Explaining the enhanced safe distancing measures that are mandated by the government can be difficult for seniors who are used to daily trips out of the house, especially if they don’t understand why these measures are in place.
With the circuit breaker in place, it can be hard to explain to your loved ones why they can’t go out when it isn’t essential, especially if the daily trips are part of their regular routine. Unfortunately, this is a challenge that has to be tackled. Here’s some of the ways you can try and remind your loved ones with dementia to stay home, and how to respond if they’re resistant to the idea.
If your loved one has mild dementia and is still able to act independently, try to explain the current situation in a clear way to keep them informed, and remind them about the government’s advisory to stay at home. You can refer to the tips under “Sharing of COVID-19 information with persons with dementia” at alz.org.sg/covid19.
For those who are literate, you can provide visual reminders such as notes about the COVID-19 situation near the main door, as well as a reminder that the government has released an advisory for everyone to stay at home and that you should only go out for essential services. Keep this information succinct and easy to read. Visit https://www.gov.sg/article/covid-19-resources and look for the section titled “Posters on COVID-19” for informative and clear posters that you can use.
If these methods of convincing do not seem to work, it might be necessary to try and convince your loved one on a more emotional level. Ask them what their reasons for wanting to go out are, so that you can respond to their feelings and thoughts and appeal to these while trying to get them to understand that it’s something that we have to try and work with during this period. Try to come up with workarounds that will help them feel less restless in the home; perhaps do a simple home disco session with them so they can work through some of that restlessness while taking the opportunity to bond.
You might also wish to note if there’s a pattern to the time at which they normally ask to go out, and divert their attention by engaging them in a different activity before that period in order to distract their thoughts from wanting to go out. Alternatively, you could get a family member that they are more inclined to agree with to talk to them and convince them.
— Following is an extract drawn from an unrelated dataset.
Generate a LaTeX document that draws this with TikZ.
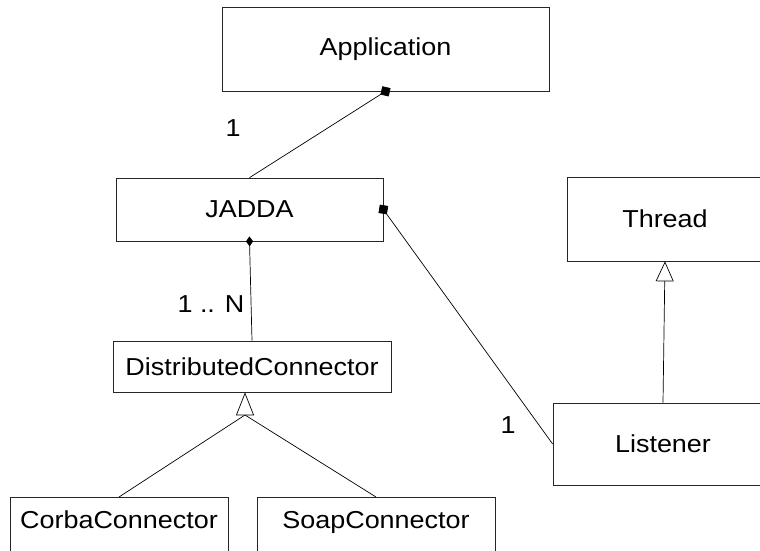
\documentclass[tikz,border=0pt]{standalone}
\usepackage{fontspec}
\setmainfont{Liberation Sans}[FakeStretch=1.1]
\usetikzlibrary{arrows.meta}
\tikzset{
  classbox/.style={draw=black!85, line width=0.7pt, fill=white, inner sep=0pt,
    font=\fontsize{24.5}{28}\selectfont},
  openbox/.style={classbox, anchor=north, text height=31pt, text depth=60pt},
  mult/.style={font=\fontsize{24.5}{28}\selectfont, inner sep=0pt},
  assoc/.style={line width=0.7pt, black},
  comp/.style={assoc, -{Diamond[length=12pt,width=12pt]}, shorten >=-6pt},
  compthin/.style={assoc, -{Diamond[length=10pt,width=7pt]}, shorten >=-5pt},
  inherit/.style={assoc, -{Triangle[open,length=#1,width=18pt,fill=white]}},
}
\begin{document}
\begin{tikzpicture}[x=1pt,y=-1pt]
\useasboundingbox (0,0) rectangle (760,551);
\clip (0,0) rectangle (760,551);

% classes
\node[classbox, minimum width=327pt, minimum height=84pt] (app) at (385.5,49) {Application};
\node[classbox, minimum width=267pt, minimum height=63pt] (jadda) at (249.5,209.5) {JADDA};
\node[classbox, minimum width=196pt, minimum height=84pt] (thread) at (665,219) {Thread};
\node[classbox, minimum width=278pt, minimum height=51pt] (dc) at (252,366.5) {DistributedConnector};
\node[classbox, minimum width=220pt, minimum height=82pt] (listener) at (663,444) {Listener};
\node[openbox, minimum width=218pt] (corba) at (119,497) {CorbaConnector};
\node[openbox, minimum width=238pt] (soap) at (376,497) {SoapConnector};

% multiplicities
\node[mult] (m1) at (233,128) {1};
\node[mult] (m2) at (211,304) {1 .. N};
\node[mult] (m3) at (508,425) {1};

% compositions
\draw[comp] (jadda.north) -- (app.south);
\draw[comp] (listener.west) -- (jadda.east);
\draw[compthin] (dc.north) -- (jadda.south);

% generalisations
\draw[inherit=20pt] (listener.north) -- (thread.south);
\coordinate (gen) at (245,415);
\draw[assoc] (corba.north) -- (gen);
\draw[assoc] (soap.north) -- (gen);
\draw[inherit=23pt] (gen) -- (gen |- dc.south);
\end{tikzpicture}
\end{document}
If you’re still living with your family member with dementia, you can take your loved one out for some fresh air and a short walk at nearby parks so that there’s a break to the monotony of staying indoors. Try to do so at timings when it’s not too hot or crowded. You can check the crowd levels at https://safedistparks.nparks.gov.sg/.
If your loved one is still keen or insistent to go out, remind them that it is compulsory to wear a mask outside of your home. Avoid letting them go out unaccompanied, and if it is logistically impossible to go out with them, make sure that you are able to keep in contact and keep track of their whereabouts. Ensure that they have a Safe Return Card on them when they leave the house, or put a piece of paper with your name and contact number in their pocket or in a lanyard around their neck, should they get lost and encounter enforcement officers. When they come home, help to make sure that they wash their hands thoroughly.